Requirements: Reproduce all the lines below exactly and omit the images.
+++ Recorded data
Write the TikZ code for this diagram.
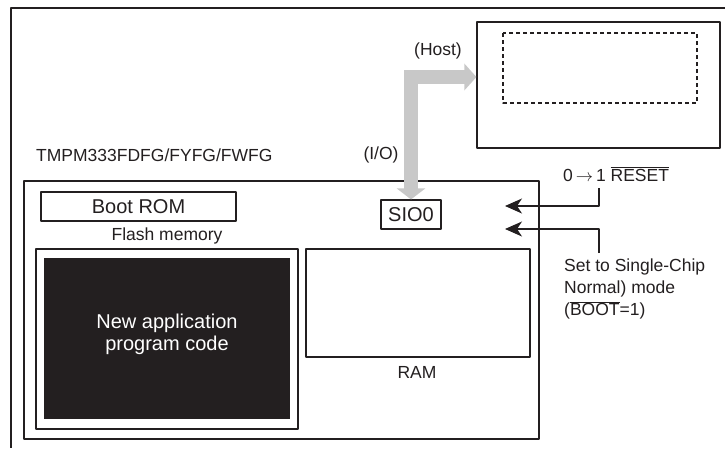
\documentclass[tikz,border=0pt]{standalone}
\usepackage{fontspec}
\setmainfont{Liberation Sans}
\usetikzlibrary{arrows.meta}
\definecolor{ink}{HTML}{231F20}
\definecolor{bus}{HTML}{C8C8C8}
\newcommand{\ovl}[1]{$\overline{\hbox{#1}}$}
\tikzset{
  blk/.style={draw=ink, line width=1.1pt, inner sep=0pt},
  lbl/.style={inner sep=0pt, text=ink, font=\fontsize{17.5}{22}\selectfont},
  big/.style={inner sep=0pt, text=ink, font=\fontsize{20}{22}\selectfont},
  sig/.style={draw=ink, line width=1.2pt, -{Stealth[length=17pt,width=15pt,inset=5pt]}},
  hostbus/.style={draw=bus, line width=14pt, line join=miter,
    {Triangle[length=11pt,width=28pt]}-{Triangle[length=12pt,width=26pt]}}
}
\begin{document}
\begin{tikzpicture}[x=1pt, y=-1pt, line join=round, >=stealth]
    \useasboundingbox (0,0) rectangle (725,448);
    \draw[ink, line width=1.5pt] (725,8) -- (11,8) -- (11,448);
    % host side
    \node[blk, minimum width=243pt, minimum height=126pt] (host) at (598.5,85) {};
    \draw[ink, line width=1.2pt, dash pattern=on 4pt off 3pt] (503,33) rectangle (697,103);
    \node[lbl] (hostlbl) at (438,51) {(Host)};
    % device
    \node[blk, minimum width=515pt, minimum height=258pt] (chip) at (281.5,310) {};
    \node[lbl, anchor=west] (part) at (36,155) {TMPM333FDFG/FYFG/FWFG};
    \node[lbl] (io) at (381,155) {(I/O)};
    \node[blk, big, minimum width=195pt, minimum height=29pt] (boot) at (138.5,206.5) {Boot ROM};
    \node[lbl] (flashlbl) at (167,236) {Flash memory};
    \node[blk, minimum width=262pt, minimum height=180pt] (flash) at (167,339) {};
    \node[fill=ink, inner sep=0pt, minimum width=246pt, minimum height=161pt] (app) at (167,338.5) {};
    \node[big, text=white, align=center] (applbl) at (167,334) {New application\\program code};
    \node[blk, big, minimum width=60pt, minimum height=29pt] (sio) at (411,214.5) {SIO0};
    \node[blk, minimum width=224pt, minimum height=108pt] (ram) at (418,303) {};
    \node[lbl] (ramlbl) at (417,372) {RAM};
    % pins
    \node[lbl, anchor=west] (rst) at (563,174) {0\,$\rightarrow$\,1 \ovl{RESET}};
    \node[lbl, anchor=north west, align=left] (mode) at (564,259) {Set to Single-Chip\\Normal) mode\\(\ovl{BOOT}=1)};
    \coordinate (rstdrop) at (599,188);
    \coordinate (rsttip) at (505,206);
    \coordinate (moderise) at (599,253);
    \coordinate (modetip) at (505,229);
    \draw[sig] (rstdrop) |- (rsttip);
    \draw[sig] (moderise) |- (modetip);
    \draw[hostbus] (sio.north) |- ([yshift=8pt]host.west);
\end{tikzpicture}
\end{document}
++++++
Solution:
Write the TikZ code for this diagram.
\documentclass[tikz,border=0pt]{standalone}
\usepackage{fontspec}
\setmainfont{Liberation Sans}
\usetikzlibrary{arrows.meta}
\definecolor{ink}{HTML}{231F20}
\definecolor{bus}{HTML}{C8C8C8}
\newcommand{\ovl}[1]{$\overline{\hbox{#1}}$}
\tikzset{
  blk/.style={draw=ink, line width=1.1pt, inner sep=0pt},
  lbl/.style={inner sep=0pt, text=ink, font=\fontsize{17.5}{22}\selectfont},
  big/.style={inner sep=0pt, text=ink, font=\fontsize{20}{22}\selectfont},
  sig/.style={draw=ink, line width=1.2pt, -{Stealth[length=17pt,width=15pt,inset=5pt]}},
  hostbus/.style={draw=bus, line width=14pt, line join=miter,
    {Triangle[length=11pt,width=28pt]}-{Triangle[length=12pt,width=26pt]}}
}
\begin{document}
\begin{tikzpicture}[x=1pt, y=-1pt, line join=round, >=stealth]
    \useasboundingbox (0,0) rectangle (725,448);
    \draw[ink, line width=1.5pt] (725,8) -- (11,8) -- (11,448);
    % host side
    \node[blk, minimum width=243pt, minimum height=126pt] (host) at (598.5,85) {};
    \draw[ink, line width=1.2pt, dash pattern=on 4pt off 3pt] (503,33) rectangle (697,103);
    \node[lbl] (hostlbl) at (438,51) {(Host)};
    % device
    \node[blk, minimum width=515pt, minimum height=258pt] (chip) at (281.5,310) {};
    \node[lbl, anchor=west] (part) at (36,155) {TMPM333FDFG/FYFG/FWFG};
    \node[lbl] (io) at (381,155) {(I/O)};
    \node[blk, big, minimum width=195pt, minimum height=29pt] (boot) at (138.5,206.5) {Boot ROM};
    \node[lbl] (flashlbl) at (167,236) {Flash memory};
    \node[blk, minimum width=262pt, minimum height=180pt] (flash) at (167,339) {};
    \node[fill=ink, inner sep=0pt, minimum width=246pt, minimum height=161pt] (app) at (167,338.5) {};
    \node[big, text=white, align=center] (applbl) at (167,334) {New application\\program code};
    \node[blk, big, minimum width=60pt, minimum height=29pt] (sio) at (411,214.5) {SIO0};
    \node[blk, minimum width=224pt, minimum height=108pt] (ram) at (418,303) {};
    \node[lbl] (ramlbl) at (417,372) {RAM};
    % pins
    \node[lbl, anchor=west] (rst) at (563,174) {0\,$\rightarrow$\,1 \ovl{RESET}};
    \node[lbl, anchor=north west, align=left] (mode) at (564,259) {Set to Single-Chip\\Normal) mode\\(\ovl{BOOT}=1)};
    \coordinate (rstdrop) at (599,188);
    \coordinate (rsttip) at (505,206);
    \coordinate (moderise) at (599,253);
    \coordinate (modetip) at (505,229);
    \draw[sig] (rstdrop) |- (rsttip);
    \draw[sig] (moderise) |- (modetip);
    \draw[hostbus] (sio.north) |- ([yshift=8pt]host.west);
\end{tikzpicture}
\end{document}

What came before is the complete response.